Diam Terhadap Penyimpangan Merupakan Mudahanah

Tentang Mudahanah

History of Islamic - Mudahanah artinya bermuamalah dengan orang fasiq, menampakkan keridhaan tanpa menunjukkan pengingkaran (Fathul Bari libni Hajar; 10/528). Sebagian ulama juga mendefisikan mudahanah adalah mengorbankan agama demi kemaslahatan dunia (Fathul Bari libni Hajar, 10/545).

Allah Ta'ala berfirman :

وَدُّوا لَوْ تُدْهِنُ فَيُدْهِنُونَ

"Maka mereka menginginkan supaya kamu ber-mudahanan (mengorbankan agama) lalu mereka bersikap lunak (pula kepadamu)" (QS. Al Qalam : 9).

(Ber-mudahanan) dalam agama tidak diperbolehkan. Rasulullah shallallahu wa sallam ketika membuat perjanjian dengan Yahudi tujuannya agar tidak terjadi perbuatan melampaui batas antar masyarakat. Bukan dalam rangka ridha terhadap agama mereka sama sekali. Tidak mungkin Rasulullah shalllalhu 'alaihi wa sallam ridha terhadap agama mereka. Dan yang ada sebutkan ini, yaitu sikap ridha terhadap agama mereka. Dan yang anda sebutkan ini, yaitu sikap ridha terhadap penyimpangan mereka adalah kebatilan.
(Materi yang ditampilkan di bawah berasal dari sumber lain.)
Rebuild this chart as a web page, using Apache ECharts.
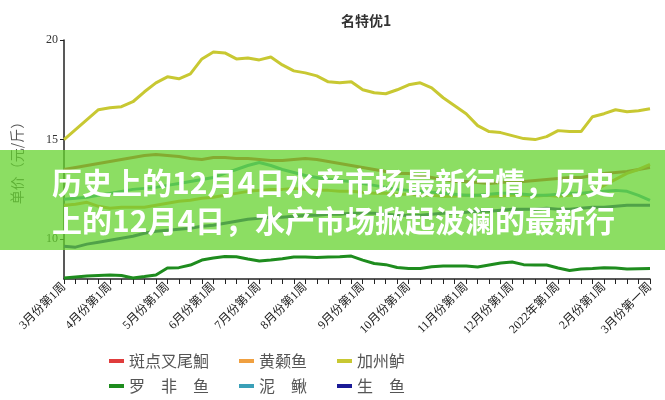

Membuat perjanjian dengan cara demikian (yaitu untuk tidak membahas pemyimpangan mereka) ini hakekatnya adalah mudahanah. Tidak diperbolehkan bagi siapapun untuk ber-mudahanah dalam perkara agama. Bahkan wajib untuk menjelaskan kebenaran apapun keadaannya.

Namun yang dibolehkan dalam rangka maslahah adalah tidak memulai dakwah dengan pengingkaran. Mulailah dengan memberikan penjelasan-penjelasan perkara yang dibenarkan dalam agama.

Misalnya, jika ingin membahas masalah istiwa sebagaimana anda sebutkan, maka mulailah dengan membahas makna istiwa, membahas hakekat istiwa, tanpa menyebutkan bahwa ada sekelompok orang yang menyimpang dalam menafsirkan istiwa. Baru dijelaskan ketika orang-orang sudah memahami dengan benar (dasar-dasarnya), dan ketika mereka sudah mengenal al haq, maka ketika itu akan mudah bagi mereka untuk berpindah dari kebatilan kepada al haq.